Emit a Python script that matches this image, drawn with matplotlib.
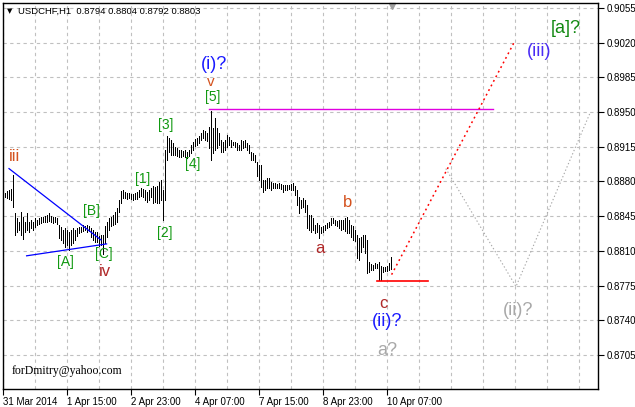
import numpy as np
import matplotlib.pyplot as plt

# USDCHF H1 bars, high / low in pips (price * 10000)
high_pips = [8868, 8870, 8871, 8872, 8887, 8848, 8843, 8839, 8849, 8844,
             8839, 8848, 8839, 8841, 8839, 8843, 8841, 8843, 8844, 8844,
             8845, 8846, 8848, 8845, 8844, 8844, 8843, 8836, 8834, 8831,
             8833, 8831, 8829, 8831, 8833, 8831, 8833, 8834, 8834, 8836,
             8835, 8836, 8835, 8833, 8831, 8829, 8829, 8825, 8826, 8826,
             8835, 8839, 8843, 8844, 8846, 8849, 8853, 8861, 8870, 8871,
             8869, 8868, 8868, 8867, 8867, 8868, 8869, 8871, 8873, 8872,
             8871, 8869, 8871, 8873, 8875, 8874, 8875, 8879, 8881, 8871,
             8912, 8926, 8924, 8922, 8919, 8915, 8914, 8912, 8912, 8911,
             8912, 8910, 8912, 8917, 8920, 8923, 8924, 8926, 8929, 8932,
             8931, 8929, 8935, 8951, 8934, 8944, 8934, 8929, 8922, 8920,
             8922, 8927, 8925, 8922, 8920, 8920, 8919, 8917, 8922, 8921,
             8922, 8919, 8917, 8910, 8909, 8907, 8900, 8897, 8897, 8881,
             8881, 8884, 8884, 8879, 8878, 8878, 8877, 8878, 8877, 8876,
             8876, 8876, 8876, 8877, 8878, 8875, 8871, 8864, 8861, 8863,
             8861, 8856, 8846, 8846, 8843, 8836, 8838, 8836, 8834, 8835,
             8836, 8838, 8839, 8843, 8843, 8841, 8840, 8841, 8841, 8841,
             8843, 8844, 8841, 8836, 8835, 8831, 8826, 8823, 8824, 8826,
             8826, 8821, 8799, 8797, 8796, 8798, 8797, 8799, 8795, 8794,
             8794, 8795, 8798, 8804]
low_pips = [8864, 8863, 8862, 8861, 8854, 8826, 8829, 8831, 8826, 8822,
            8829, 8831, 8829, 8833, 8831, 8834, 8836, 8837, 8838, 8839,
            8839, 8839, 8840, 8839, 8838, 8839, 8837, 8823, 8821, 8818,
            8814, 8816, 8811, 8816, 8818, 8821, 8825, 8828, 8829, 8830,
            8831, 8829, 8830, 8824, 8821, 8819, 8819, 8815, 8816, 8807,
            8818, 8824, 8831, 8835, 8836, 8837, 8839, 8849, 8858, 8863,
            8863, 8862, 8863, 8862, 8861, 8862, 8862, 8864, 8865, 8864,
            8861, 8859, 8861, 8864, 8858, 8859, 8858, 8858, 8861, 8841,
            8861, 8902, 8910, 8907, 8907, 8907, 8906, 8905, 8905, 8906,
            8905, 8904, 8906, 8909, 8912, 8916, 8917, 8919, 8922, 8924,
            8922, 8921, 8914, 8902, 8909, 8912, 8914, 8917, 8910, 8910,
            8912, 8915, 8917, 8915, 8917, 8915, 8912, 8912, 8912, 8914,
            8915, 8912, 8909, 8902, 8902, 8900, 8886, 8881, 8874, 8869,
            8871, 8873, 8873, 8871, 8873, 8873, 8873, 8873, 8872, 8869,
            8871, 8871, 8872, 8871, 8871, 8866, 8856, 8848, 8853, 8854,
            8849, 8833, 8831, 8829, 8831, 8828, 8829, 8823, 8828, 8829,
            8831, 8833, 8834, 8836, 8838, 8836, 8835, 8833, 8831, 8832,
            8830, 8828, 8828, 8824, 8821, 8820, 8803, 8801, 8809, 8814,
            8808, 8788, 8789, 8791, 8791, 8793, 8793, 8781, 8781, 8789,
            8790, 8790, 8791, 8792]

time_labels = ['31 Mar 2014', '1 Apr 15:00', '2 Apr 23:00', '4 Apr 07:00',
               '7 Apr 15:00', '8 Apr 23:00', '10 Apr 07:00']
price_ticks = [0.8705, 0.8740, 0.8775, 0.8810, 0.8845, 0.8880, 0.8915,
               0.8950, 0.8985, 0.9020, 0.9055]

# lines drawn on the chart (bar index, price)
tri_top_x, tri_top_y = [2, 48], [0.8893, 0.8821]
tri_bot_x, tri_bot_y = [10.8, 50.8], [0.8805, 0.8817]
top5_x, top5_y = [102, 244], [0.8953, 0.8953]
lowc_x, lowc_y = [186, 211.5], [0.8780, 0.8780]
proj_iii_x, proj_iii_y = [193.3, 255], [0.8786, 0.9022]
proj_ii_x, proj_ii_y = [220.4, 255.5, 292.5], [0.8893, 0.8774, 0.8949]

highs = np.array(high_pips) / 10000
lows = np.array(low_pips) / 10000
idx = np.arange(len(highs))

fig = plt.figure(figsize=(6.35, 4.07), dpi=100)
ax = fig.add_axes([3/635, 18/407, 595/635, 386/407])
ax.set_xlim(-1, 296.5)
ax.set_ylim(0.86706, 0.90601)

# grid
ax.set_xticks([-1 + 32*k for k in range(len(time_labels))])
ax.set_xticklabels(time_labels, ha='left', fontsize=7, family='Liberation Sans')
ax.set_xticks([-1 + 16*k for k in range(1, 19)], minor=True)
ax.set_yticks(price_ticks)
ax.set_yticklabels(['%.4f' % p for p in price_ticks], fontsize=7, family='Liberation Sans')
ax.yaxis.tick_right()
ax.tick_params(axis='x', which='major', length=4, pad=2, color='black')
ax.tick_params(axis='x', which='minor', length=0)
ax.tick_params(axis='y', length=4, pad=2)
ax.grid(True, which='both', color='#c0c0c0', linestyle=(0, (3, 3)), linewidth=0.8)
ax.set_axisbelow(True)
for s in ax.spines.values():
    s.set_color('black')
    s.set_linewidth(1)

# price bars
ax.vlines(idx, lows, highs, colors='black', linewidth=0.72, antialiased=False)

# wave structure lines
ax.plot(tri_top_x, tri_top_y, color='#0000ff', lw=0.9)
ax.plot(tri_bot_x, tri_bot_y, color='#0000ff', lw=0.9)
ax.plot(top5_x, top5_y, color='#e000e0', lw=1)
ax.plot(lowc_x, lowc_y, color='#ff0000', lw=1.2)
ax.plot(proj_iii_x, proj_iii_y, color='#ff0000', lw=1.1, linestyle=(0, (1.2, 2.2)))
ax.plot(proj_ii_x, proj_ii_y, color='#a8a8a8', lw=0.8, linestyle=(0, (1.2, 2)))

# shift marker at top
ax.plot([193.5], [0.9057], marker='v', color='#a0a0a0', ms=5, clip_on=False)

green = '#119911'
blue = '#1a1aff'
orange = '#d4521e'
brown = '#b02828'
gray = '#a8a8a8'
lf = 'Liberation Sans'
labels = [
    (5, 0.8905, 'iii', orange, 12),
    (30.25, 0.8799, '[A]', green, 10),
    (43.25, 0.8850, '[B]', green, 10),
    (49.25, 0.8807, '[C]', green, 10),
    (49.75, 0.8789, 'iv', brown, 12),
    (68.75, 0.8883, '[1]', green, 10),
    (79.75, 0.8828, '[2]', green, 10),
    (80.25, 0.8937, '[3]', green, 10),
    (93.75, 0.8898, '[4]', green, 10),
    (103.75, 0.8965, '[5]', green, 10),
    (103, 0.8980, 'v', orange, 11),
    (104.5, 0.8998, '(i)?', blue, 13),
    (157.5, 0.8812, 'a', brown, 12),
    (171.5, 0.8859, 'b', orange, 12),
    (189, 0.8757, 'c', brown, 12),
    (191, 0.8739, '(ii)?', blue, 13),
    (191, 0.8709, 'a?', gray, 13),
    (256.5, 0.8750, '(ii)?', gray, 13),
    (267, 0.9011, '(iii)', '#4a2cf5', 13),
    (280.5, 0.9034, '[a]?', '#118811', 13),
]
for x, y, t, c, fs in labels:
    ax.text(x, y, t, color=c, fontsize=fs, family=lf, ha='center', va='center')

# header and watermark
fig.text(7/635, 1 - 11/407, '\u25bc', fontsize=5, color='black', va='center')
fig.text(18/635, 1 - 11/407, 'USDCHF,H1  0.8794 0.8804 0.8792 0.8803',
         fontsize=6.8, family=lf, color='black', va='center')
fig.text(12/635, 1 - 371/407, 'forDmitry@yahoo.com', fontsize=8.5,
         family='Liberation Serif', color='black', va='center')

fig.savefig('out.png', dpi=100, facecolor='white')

■ Goal
Restate each line from the start of the listing through the line bearing "import matplotlib.pyplot as plt" word for word. Drop the pictures.

■ Written response
Emit a Python script that matches this image, drawn with matplotlib.
import numpy as np
import matplotlib.pyplot as plt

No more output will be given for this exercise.